* Description of the task:
Collect each line of the records containing the string "with".

[Source code of charts]
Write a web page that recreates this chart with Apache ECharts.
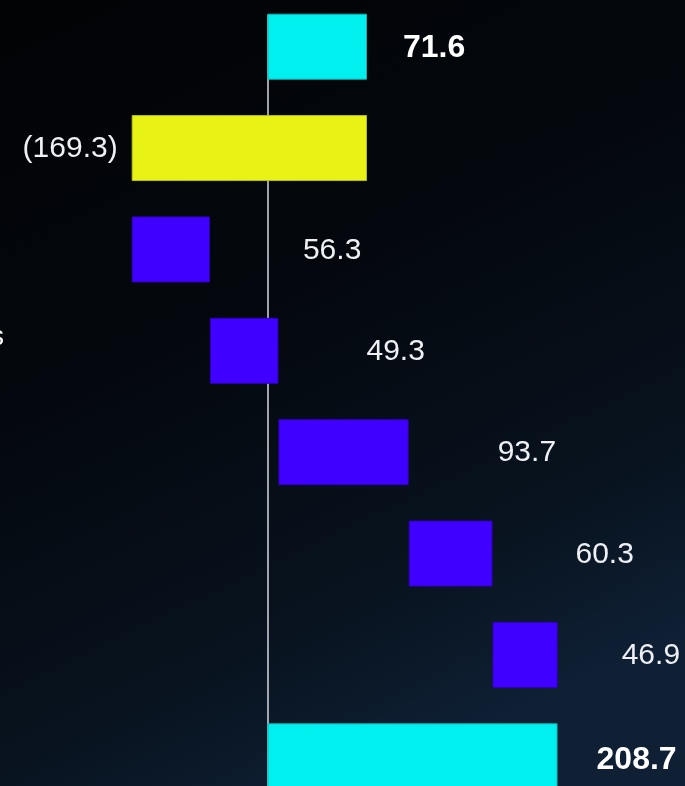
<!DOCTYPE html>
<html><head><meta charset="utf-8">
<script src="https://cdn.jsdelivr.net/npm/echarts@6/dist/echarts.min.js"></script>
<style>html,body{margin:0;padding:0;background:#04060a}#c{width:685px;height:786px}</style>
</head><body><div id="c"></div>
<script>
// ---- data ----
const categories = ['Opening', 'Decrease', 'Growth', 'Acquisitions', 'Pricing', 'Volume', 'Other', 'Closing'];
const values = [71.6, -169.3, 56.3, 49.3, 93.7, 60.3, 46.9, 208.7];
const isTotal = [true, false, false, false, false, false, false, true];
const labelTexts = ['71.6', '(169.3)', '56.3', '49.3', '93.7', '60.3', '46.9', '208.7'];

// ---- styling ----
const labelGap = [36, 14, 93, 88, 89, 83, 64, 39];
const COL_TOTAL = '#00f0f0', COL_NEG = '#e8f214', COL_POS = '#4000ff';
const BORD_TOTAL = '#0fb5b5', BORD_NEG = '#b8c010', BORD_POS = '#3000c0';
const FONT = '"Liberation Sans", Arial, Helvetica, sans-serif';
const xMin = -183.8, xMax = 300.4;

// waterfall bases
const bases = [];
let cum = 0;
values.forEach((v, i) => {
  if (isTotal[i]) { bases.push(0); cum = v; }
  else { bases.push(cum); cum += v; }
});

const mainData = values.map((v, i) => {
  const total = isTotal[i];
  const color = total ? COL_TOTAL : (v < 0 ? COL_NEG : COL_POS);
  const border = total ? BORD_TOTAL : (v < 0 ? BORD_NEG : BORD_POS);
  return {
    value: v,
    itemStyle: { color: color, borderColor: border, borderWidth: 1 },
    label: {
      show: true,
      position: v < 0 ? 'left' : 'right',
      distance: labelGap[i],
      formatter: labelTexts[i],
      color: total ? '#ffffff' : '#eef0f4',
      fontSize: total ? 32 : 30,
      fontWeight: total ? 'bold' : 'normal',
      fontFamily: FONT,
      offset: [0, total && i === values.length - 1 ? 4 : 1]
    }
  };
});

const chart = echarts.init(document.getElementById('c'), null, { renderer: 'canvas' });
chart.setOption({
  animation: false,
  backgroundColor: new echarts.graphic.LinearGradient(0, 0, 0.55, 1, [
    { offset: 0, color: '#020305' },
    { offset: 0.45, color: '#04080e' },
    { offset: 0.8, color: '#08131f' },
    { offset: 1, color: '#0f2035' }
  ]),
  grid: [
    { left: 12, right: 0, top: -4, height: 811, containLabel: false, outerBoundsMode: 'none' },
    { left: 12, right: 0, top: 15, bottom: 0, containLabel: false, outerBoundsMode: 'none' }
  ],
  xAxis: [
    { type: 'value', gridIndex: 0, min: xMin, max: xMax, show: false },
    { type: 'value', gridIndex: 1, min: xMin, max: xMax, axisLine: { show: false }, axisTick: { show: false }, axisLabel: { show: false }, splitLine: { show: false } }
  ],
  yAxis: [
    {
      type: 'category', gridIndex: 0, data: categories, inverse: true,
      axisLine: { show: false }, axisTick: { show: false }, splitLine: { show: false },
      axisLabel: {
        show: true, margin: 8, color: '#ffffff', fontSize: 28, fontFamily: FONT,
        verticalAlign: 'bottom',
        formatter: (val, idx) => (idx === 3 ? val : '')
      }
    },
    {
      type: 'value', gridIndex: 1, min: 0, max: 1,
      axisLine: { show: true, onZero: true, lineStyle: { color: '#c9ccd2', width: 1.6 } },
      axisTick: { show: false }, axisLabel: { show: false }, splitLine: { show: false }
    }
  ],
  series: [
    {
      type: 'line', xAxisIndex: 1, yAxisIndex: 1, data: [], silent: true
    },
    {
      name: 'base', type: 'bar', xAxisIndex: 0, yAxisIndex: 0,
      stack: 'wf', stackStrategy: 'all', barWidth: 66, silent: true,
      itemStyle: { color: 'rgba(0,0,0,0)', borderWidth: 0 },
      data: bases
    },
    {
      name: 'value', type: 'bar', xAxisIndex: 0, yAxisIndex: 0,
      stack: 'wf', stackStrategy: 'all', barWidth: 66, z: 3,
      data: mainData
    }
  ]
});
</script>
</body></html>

==

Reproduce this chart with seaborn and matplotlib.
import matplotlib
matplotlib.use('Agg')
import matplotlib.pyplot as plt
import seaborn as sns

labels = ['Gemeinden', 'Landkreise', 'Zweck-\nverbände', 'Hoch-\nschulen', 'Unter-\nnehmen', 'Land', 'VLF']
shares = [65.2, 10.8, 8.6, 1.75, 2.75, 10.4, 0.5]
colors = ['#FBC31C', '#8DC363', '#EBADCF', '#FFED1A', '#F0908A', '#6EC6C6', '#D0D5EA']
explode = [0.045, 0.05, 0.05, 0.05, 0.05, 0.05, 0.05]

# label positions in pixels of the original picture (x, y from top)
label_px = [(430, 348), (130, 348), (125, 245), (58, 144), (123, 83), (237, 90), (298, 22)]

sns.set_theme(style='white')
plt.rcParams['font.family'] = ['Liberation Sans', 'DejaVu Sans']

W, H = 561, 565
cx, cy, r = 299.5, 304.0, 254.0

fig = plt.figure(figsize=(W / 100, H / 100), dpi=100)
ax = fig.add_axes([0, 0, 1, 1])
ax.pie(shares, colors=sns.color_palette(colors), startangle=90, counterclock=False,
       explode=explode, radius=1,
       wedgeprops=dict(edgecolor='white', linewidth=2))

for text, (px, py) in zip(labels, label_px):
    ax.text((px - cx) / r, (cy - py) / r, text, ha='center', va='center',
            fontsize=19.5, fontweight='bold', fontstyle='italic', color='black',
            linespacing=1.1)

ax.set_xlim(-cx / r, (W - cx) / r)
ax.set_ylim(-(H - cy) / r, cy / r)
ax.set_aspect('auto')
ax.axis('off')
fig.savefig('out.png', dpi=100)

* * *

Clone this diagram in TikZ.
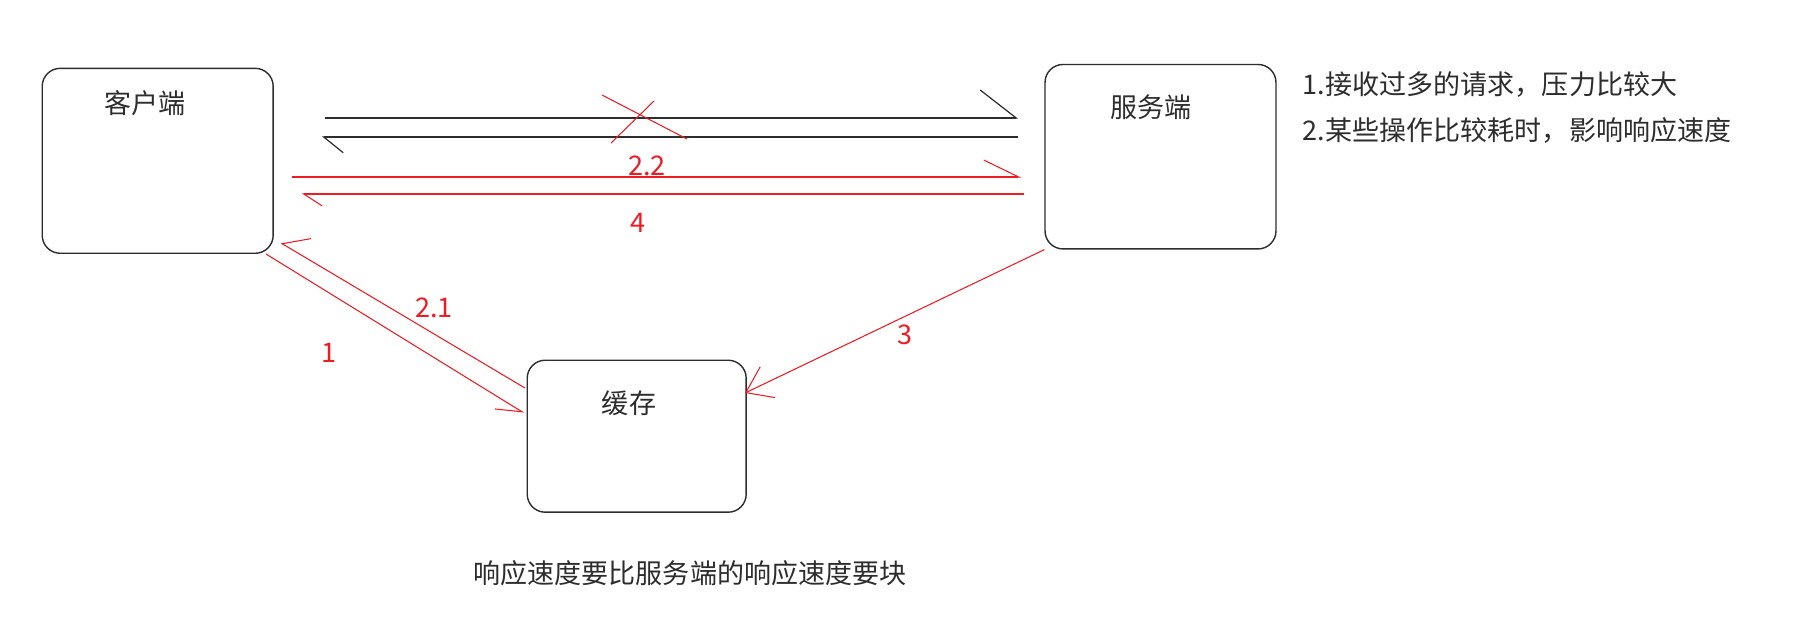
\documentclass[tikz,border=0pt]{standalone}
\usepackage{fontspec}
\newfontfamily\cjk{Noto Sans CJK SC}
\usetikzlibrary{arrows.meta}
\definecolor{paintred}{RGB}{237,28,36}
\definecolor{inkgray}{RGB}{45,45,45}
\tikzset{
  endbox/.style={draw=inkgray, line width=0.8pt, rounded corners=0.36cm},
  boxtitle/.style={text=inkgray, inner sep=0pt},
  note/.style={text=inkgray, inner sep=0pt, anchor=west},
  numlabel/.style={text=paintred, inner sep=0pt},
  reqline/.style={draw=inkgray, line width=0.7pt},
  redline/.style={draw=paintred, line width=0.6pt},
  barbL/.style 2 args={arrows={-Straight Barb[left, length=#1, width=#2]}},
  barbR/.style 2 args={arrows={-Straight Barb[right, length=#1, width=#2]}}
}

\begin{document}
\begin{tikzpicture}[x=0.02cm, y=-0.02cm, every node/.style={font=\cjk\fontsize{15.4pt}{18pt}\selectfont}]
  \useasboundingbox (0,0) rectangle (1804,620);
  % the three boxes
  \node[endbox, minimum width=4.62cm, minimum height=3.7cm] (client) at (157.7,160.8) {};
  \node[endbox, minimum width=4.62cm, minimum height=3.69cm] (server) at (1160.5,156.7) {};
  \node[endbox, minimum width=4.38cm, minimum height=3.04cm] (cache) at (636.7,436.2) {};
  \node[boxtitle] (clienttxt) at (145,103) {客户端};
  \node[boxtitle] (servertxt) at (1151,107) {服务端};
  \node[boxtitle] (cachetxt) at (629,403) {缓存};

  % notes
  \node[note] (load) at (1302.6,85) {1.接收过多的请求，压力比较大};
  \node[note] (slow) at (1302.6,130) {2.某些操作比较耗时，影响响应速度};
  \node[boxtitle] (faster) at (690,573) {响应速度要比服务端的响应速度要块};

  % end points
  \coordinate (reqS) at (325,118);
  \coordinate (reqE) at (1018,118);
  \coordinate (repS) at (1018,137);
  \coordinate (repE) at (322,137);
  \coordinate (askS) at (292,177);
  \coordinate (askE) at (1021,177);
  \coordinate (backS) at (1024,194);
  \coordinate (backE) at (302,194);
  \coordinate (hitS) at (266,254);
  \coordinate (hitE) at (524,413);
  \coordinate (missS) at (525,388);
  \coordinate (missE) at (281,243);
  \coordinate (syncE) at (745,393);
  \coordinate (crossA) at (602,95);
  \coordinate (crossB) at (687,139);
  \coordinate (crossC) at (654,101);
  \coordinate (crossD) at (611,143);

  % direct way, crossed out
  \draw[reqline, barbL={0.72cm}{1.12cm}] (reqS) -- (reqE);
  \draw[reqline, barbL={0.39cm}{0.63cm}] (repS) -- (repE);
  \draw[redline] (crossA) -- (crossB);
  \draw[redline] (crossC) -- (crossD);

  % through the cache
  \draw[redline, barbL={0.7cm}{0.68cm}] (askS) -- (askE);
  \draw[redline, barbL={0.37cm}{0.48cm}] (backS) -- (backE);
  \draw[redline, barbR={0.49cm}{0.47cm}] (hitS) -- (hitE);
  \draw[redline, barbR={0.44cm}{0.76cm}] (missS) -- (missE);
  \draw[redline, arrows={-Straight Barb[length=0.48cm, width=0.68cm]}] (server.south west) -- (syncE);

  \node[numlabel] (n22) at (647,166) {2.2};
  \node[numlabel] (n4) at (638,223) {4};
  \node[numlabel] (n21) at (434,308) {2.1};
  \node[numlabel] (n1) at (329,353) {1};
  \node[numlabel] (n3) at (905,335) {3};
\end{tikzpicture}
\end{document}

* Answer to the problem:
Write a web page that recreates this chart with Apache ECharts.
Reproduce this chart with seaborn and matplotlib.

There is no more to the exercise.